The Living Lab operates through a structured curriculum design approach where planetary boundaries are mapped to course learning outcomes. Instead of treating sustainability as a standalone subject, each core engineering course embeds a real-world environmental challenge within its academic framework. Students apply systems thinking, define measurable environmental indicators, and design interventions grounded in scientific methods. Projects are not add-ons but integral assessment components aligned with course objectives. Faculty collaboratively integrate data collection, impact evaluation, and cross-course continuity to ensure that learning moves from conceptual understanding to evidence-based action. The campus becomes a testing ground where theory, measurement, iteration, and reflection are continuously linked, reinforcing planetary health literacy through applied systems practice.
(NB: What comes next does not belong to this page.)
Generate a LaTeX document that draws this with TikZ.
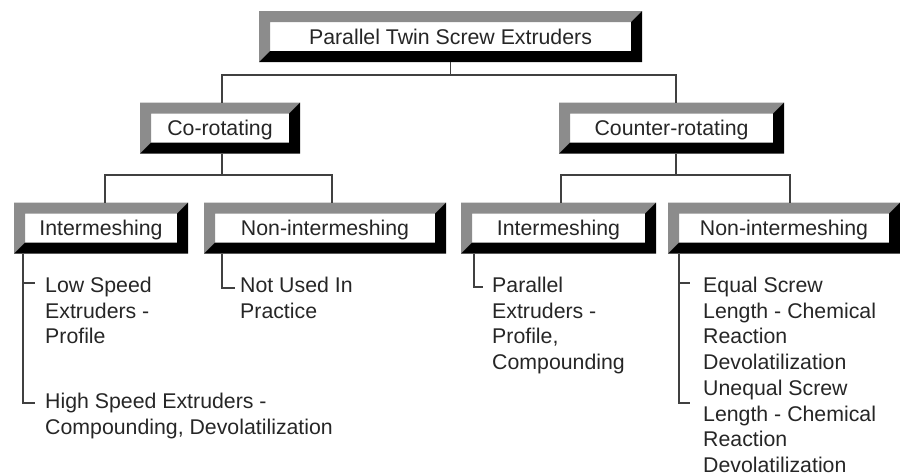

Since its launch in 2022, the Living Lab has expanded from a course-level experiment to an institutional curriculum framework adopted across multiple engineering subjects. Planetary boundary mapping is now integrated into course design and assessment structures, ensuring continuity across cohorts. The approach has generated applied outputs including prototypes, research publications, and funded pilots, reinforcing its academic credibility. The next phase focuses on documenting the framework formally and enabling replication in other institutions seeking systemic integration of planetary health into higher education.
Institutions can adopt the model by mapping planetary boundaries to course outcomes, identifying local environmental challenges, and embedding measurable intervention projects into semester assessments. Faculty collaboration across disciplines is essential to maintain systems continuity. The framework is adaptable to diverse campuses and does not require major infrastructure investment.